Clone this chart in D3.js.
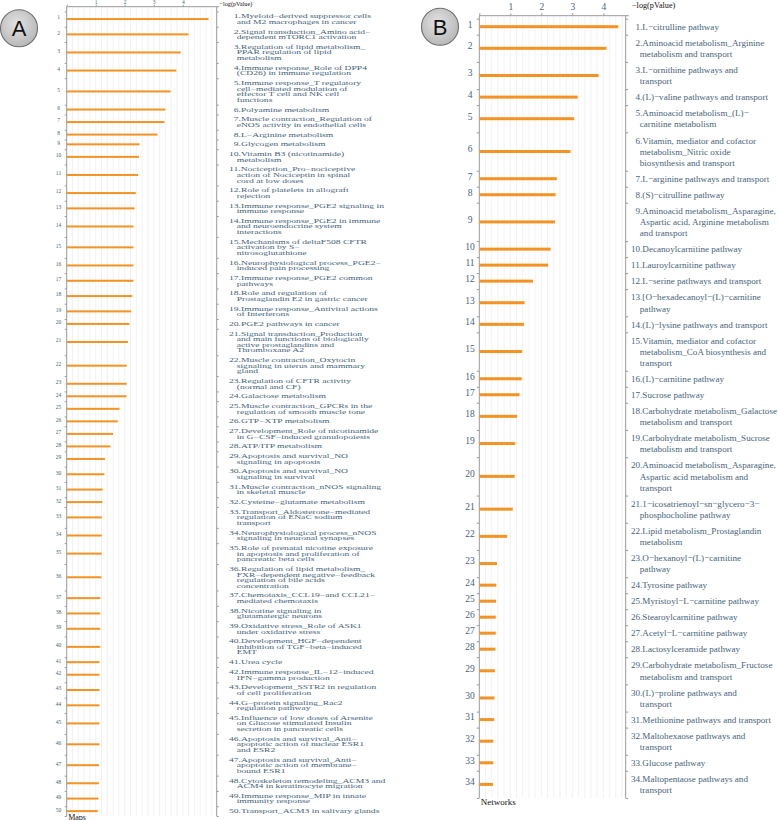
<!DOCTYPE html>
<html>
<head>
<meta charset="utf-8">
<script src="https://cdn.jsdelivr.net/npm/d3@7"></script>
<style>
  body { margin: 0; background: #fff; }
  svg { display: block; }
</style>
</head>
<body>
<svg id="chart" width="778" height="820"></svg>
<script>
// Panel A: pathway maps, -log(pValue)
const mapLabels = [
  'Myeloid−derived suppressor cells\nand M2 macrophages in cancer',
  'Signal transduction_Amino acid−\ndependent mTORC1 activation',
  'Regulation of lipid metabolism_\nPPAR regulation of lipid\nmetabolism',
  'Immune response_Role of DPP4\n(CD26) in immune regulation',
  'Immune response_T regulatory\ncell−mediated modulation of\neffector T cell and NK cell\nfunctions',
  'Polyamine metabolism',
  'Muscle contraction_Regulation of\neNOS activity in endothelial cells',
  'L−Arginine metabolism',
  'Glycogen metabolism',
  'Vitamin B3 (nicotinamide)\nmetabolism',
  'Nociception_Pro−nociceptive\naction of Nociceptin in spinal\ncord at low doses',
  'Role of platelets in allograft\nrejection',
  'Immune response_PGE2 signaling in\nimmune response',
  'Immune response_PGE2 in immune\nand neuroendocrine system\ninteractions',
  'Mechanisms of deltaF508 CFTR\nactivation by S−\nnitrosoglutathione',
  'Neurophysiological process_PGE2−\ninduced pain processing',
  'Immune response_PGE2 common\npathways',
  'Role and regulation of\nProstaglandin E2 in gastric cancer',
  'Immune response_Antiviral actions\nof Interferons',
  'PGE2 pathways in cancer',
  'Signal transduction_Production\nand main functions of biologically\nactive prostaglandins and\nThromboxane A2',
  'Muscle contraction_Oxytocin\nsignaling in uterus and mammary\ngland',
  'Regulation of CFTR activity\n(normal and CF)',
  'Galactose metabolism',
  'Muscle contraction_GPCRs in the\nregulation of smooth muscle tone',
  'GTP−XTP metabolism',
  'Development_Role of nicotinamide\nin G−CSF−induced granulopoiesis',
  'ATP/ITP metabolism',
  'Apoptosis and survival_NO\nsignaling in apoptosis',
  'Apoptosis and survival_NO\nsignaling in survival',
  'Muscle contraction_nNOS signaling\nin skeletal muscle',
  'Cysteine−glutamate metabolism',
  'Transport_Aldosterone−mediated\nregulation of ENaC sodium\ntransport',
  'Neurophysiological process_nNOS\nsignaling in neuronal synapses',
  'Role of prenatal nicotine exposure\nin apoptosis and proliferation of\npancreatic beta cells',
  'Regulation of lipid metabolism_\nFXR−dependent negative−feedback\nregulation of bile acids\nconcentration',
  'Chemotaxis_CCL19−and CCL21−\nmediated chemotaxis',
  'Nicotine signaling in\nglutamatergic neurons',
  'Oxidative stress_Role of ASK1\nunder oxidative stress',
  'Development_HGF−dependent\ninhibition of TGF−beta−induced\nEMT',
  'Urea cycle',
  'Immune response_IL−12−induced\nIFN−gamma production',
  'Development_SSTR2 in regulation\nof cell proliferation',
  'G−protein signaling_Rac2\nregulation pathway',
  'Influence of low doses of Arsenite\non Glucose stimulated Insulin\nsecretion in pancreatic cells',
  'Apoptosis and survival_Anti−\napoptotic action of nuclear ESR1\nand ESR2',
  'Apoptosis and survival_Anti−\napoptotic action of membrane−\nbound ESR1',
  'Cytoskeleton remodeling_ACM3 and\nACM4 in keratinocyte migration',
  'Immune response_MIP in innate\nimmunity response',
  'Transport_ACM3 in salivary glands'
];
const mapValues = [
  4.89, 4.20, 3.93, 3.78, 3.58, 3.40, 3.37, 3.13, 2.51, 2.49,
  2.46, 2.38, 2.34, 2.30, 2.30, 2.30, 2.30, 2.26, 2.22, 2.16,
  2.11, 2.07, 2.07, 2.06, 1.82, 1.76, 1.60, 1.51, 1.32, 1.30,
  1.24, 1.23, 1.21, 1.21, 1.21, 1.20, 1.16, 1.16, 1.16, 1.16,
  1.13, 1.13, 1.13, 1.13, 1.13, 1.13, 1.11, 1.11, 1.09, 1.07
];

// Panel B: networks, -log(pValue)
const networkLabels = [
  'L−citrulline pathway',
  'Aminoacid metabolism_Arginine\nmetabolism and transport',
  'L−ornithine pathways and\ntransport',
  '(L)−valine pathways and transport',
  'Aminoacid metabolism_(L)−\ncarnitine metabolism',
  'Vitamin, mediator and cofactor\nmetabolism_Nitric oxide\nbiosynthesis and transport',
  'L−arginine pathways and transport',
  '(S)−citrulline pathway',
  'Aminoacid metabolism_Asparagine,\nAspartic acid, Arginine metabolism\nand transport',
  'Decanoylcarnitine pathway',
  'Lauroylcarnitine pathway',
  'L−serine pathways and transport',
  '[O−hexadecanoyl−(L)−carnitine\npathway',
  '(L)−lysine pathways and transport',
  'Vitamin, mediator and cofactor\nmetabolism_CoA biosynthesis and\ntransport',
  '(L)−carnitine pathway',
  'Sucrose pathway',
  'Carbohydrate metabolism_Galactose\nmetabolism and transport',
  'Carbohydrate metabolism_Sucrose\nmetabolism and transport',
  'Aminoacid metabolism_Asparagine,\nAspartic acid metabolism and\ntransport',
  '1−icosatrienoyl−sn−glycero−3−\nphosphocholine pathway',
  'Lipid metabolism_Prostaglandin\nmetabolism',
  'O−hexanoyl−(L)−carnitine\npathway',
  'Tyrosine pathway',
  'Myristoyl−L−carnitine pathway',
  'Stearoylcarnitine pathway',
  'Acetyl−L−carnitine pathway',
  'Lactosylceramide pathway',
  'Carbohydrate metabolism_Fructose\nmetabolism and transport',
  '(L)−proline pathways and\ntransport',
  'Methionine pathways and transport',
  'Maltohexaose pathways and\ntransport',
  'Glucose pathway',
  'Maltopentaose pathways and\ntransport'
];
const networkValues = [
  4.48, 4.10, 3.85, 3.17, 3.06, 2.94, 2.50, 2.46, 2.44, 2.30,
  2.22, 1.73, 1.46, 1.44, 1.38, 1.37, 1.30, 1.22, 1.16, 1.14,
  1.08, 0.90, 0.57, 0.55, 0.54, 0.53, 0.53, 0.52, 0.50, 0.49,
  0.48, 0.45, 0.45, 0.44
];

const xTicks = [1, 2, 3, 4];
const axisTitle = '−log(pValue)';

const barColor = '#f39323';
const textColor = '#46647a';
const axisColor = '#9a9a9a';
const serif = '"Liberation Serif", "DejaVu Serif", serif';

const svg = d3.select('#chart');

const grad = svg.append('defs').append('radialGradient')
  .attr('id', 'badge').attr('cx', '45%').attr('cy', '40%').attr('r', '65%');
grad.append('stop').attr('offset', '0%').attr('stop-color', '#e4e4e4');
grad.append('stop').attr('offset', '100%').attr('stop-color', '#b4b4b4');

function drawPanel(cfg) {
  const g = svg.append('g');
  const lines = cfg.labels.map((s) => s.split('\n'));
  const heights = lines.map((l) => l.length * cfg.lineUnit + cfg.padUnit);
  const ends = Array.from(d3.cumsum(heights));
  const starts = [0, ...ends.slice(0, -1)];
  const total = ends[ends.length - 1];

  const x = d3.scaleLinear().domain([0, cfg.xMax]).range([cfg.x0, cfg.x1]);
  const y = d3.scaleLinear().domain([0, total]).range([cfg.rowTop, cfg.rowBottom]);
  const step = (y(cfg.lineUnit) - y(0)) / cfg.scaleY;

  const rows = cfg.values.map((v, i) => ({
    v, i, lines: lines[i], mid: y(starts[i] + heights[i] / 2)
  }));

  // faint vertical grid
  g.append('g').selectAll('line')
    .data(d3.range(1, Math.floor(cfg.xMax / 0.2) + 1).map((k) => k * 0.2))
    .join('line')
    .attr('x1', (d) => x(d)).attr('x2', (d) => x(d))
    .attr('y1', cfg.axisTop).attr('y2', cfg.axisBottom)
    .attr('stroke', '#ececec').attr('stroke-width', 0.7);

  // top axis
  const top = g.append('g')
    .attr('transform', `translate(0,${cfg.axisTop})`)
    .call(d3.axisTop(x).tickValues([0, ...xTicks]).tickSize(cfg.tickLen)
      .tickSizeOuter(0).tickPadding(cfg.tickPad).tickFormat((d) => (d ? d : '')));
  top.select('.domain').remove();
  top.selectAll('line').attr('stroke', axisColor);
  top.selectAll('text').attr('fill', textColor).attr('font-family', serif).attr('font-size', cfg.tickFont);
  g.append('line')
    .attr('x1', cfg.x0).attr('x2', cfg.x1 + cfg.topExtend)
    .attr('y1', cfg.axisTop).attr('y2', cfg.axisTop)
    .attr('stroke', axisColor);

  // left and right axes with ticks on row boundaries
  const bounds = [0, ...ends];
  const left = g.append('g')
    .attr('transform', `translate(${cfg.x0},0)`)
    .call(d3.axisLeft(y).tickValues(bounds).tickSize(cfg.tickLen).tickFormat(''));
  left.select('.domain').remove();
  left.selectAll('line').attr('stroke', axisColor);
  const right = g.append('g')
    .attr('transform', `translate(${cfg.x1},0)`)
    .call(d3.axisRight(y).tickValues(bounds).tickSize(cfg.tickLen).tickFormat(''));
  right.select('.domain').remove();
  right.selectAll('line').attr('stroke', axisColor);
  [cfg.x0, cfg.x1].forEach((px) => {
    g.append('line').attr('x1', px).attr('x2', px)
      .attr('y1', cfg.axisTop).attr('y2', cfg.axisBottom)
      .attr('stroke', axisColor);
  });

  // bars
  g.append('g').selectAll('rect').data(rows).join('rect')
    .attr('x', x(0))
    .attr('y', (d) => d.mid - cfg.barH / 2)
    .attr('width', (d) => x(d.v) - x(0))
    .attr('height', cfg.barH)
    .attr('fill', barColor);

  // row numbers left of the axis
  g.append('g').selectAll('text').data(rows).join('text')
    .attr('x', cfg.numX)
    .attr('y', (d) => d.mid + cfg.numDy)
    .attr('text-anchor', 'middle')
    .attr('dy', '0.35em')
    .attr('font-family', serif).attr('font-size', cfg.numFont)
    .attr('fill', textColor)
    .text((d) => d.i + 1);

  // wrapped labels on the right: number padded to two digits, continuation indented
  const digitW = cfg.labelFont * 0.5;
  g.append('g').selectAll('text').data(rows).join('text')
    .attr('transform', (d) => `translate(${cfg.labelX},${d.mid}) scale(1,${cfg.scaleY})`)
    .attr('font-family', serif).attr('font-size', cfg.labelFont).attr('fill', textColor)
    .selectAll('tspan')
    .data((d) => d.lines.map((t, k) => ({ t, k, n: d.lines.length, num: d.i + 1 })))
    .join('tspan')
    .attr('x', (d) => (d.k === 0 ? (d.num < 10 ? digitW : 0) : cfg.contIndent))
    .attr('y', (d) => (d.k - (d.n - 1) / 2) * step)
    .attr('dy', '0.35em')
    .text((d) => (d.k === 0 ? `${d.num}.${d.t}` : d.t));

  // axis titles
  g.append('text')
    .attr('x', cfg.titleX).attr('y', cfg.titleY)
    .attr('font-family', serif).attr('font-size', cfg.titleFont)
    .attr('fill', '#111')
    .text(axisTitle);
  g.append('text')
    .attr('x', cfg.x0 + 1.5).attr('y', cfg.catY)
    .attr('font-family', serif).attr('font-size', cfg.catFont)
    .attr('fill', '#111')
    .text(cfg.catTitle);

  // panel badge
  g.append('circle')
    .attr('cx', cfg.badgeX).attr('cy', cfg.badgeY).attr('r', 18.5)
    .attr('fill', 'url(#badge)').attr('stroke', '#6e6e6e').attr('stroke-width', 1.1);
  g.append('text')
    .attr('x', cfg.badgeX).attr('y', cfg.badgeY)
    .attr('text-anchor', 'middle').attr('dy', '0.36em')
    .attr('font-family', '"Liberation Sans", Arial, sans-serif')
    .attr('font-size', 22).attr('fill', '#111')
    .text(cfg.badge);
}

drawPanel({
  labels: mapLabels, values: mapValues, badge: 'A', catTitle: 'Maps',
  x0: 66.7, x1: 216.7, xMax: 5.17,
  axisTop: 6.7, axisBottom: 816, rowTop: 11.4, rowBottom: 816,
  lineUnit: 5.6, padUnit: 4.2, barH: 2,
  tickLen: 2, tickPad: 0.8, tickFont: 5.5, topExtend: 2.5,
  numX: 58.5, numDy: -1.5, numFont: 5.5,
  labelX: 229, labelFont: 9.6, scaleY: 0.6, contIndent: 7.7,
  titleX: 219.5, titleY: 5.8, titleFont: 6.2,
  catY: 819.5, catFont: 8,
  badgeX: 19, badgeY: 28.3
});

drawPanel({
  labels: networkLabels, values: networkValues, badge: 'B', catTitle: 'Networks',
  x0: 479.3, x1: 625.7, xMax: 4.72,
  axisTop: 15.7, axisBottom: 798, rowTop: 18.7, rowBottom: 798,
  lineUnit: 11.2, padUnit: 4.8, barH: 3,
  tickLen: 2.5, tickPad: 3, tickFont: 9.5, topExtend: 3,
  numX: 470, numDy: -2.5, numFont: 9.5,
  labelX: 631, labelFont: 9.1, scaleY: 1, contIndent: 8.8,
  titleX: 632, titleY: 8, titleFont: 8.2,
  catY: 804.5, catFont: 9,
  badgeX: 440, badgeY: 26.7
});
</script>
</body>
</html>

********************

> [Directions for this task]: Filter the listing above for the string "chart" and copy every matching line.

> [Exercise output]:
Clone this chart in D3.js.
<svg id="chart" width="778" height="820"></svg>
const svg = d3.select('#chart');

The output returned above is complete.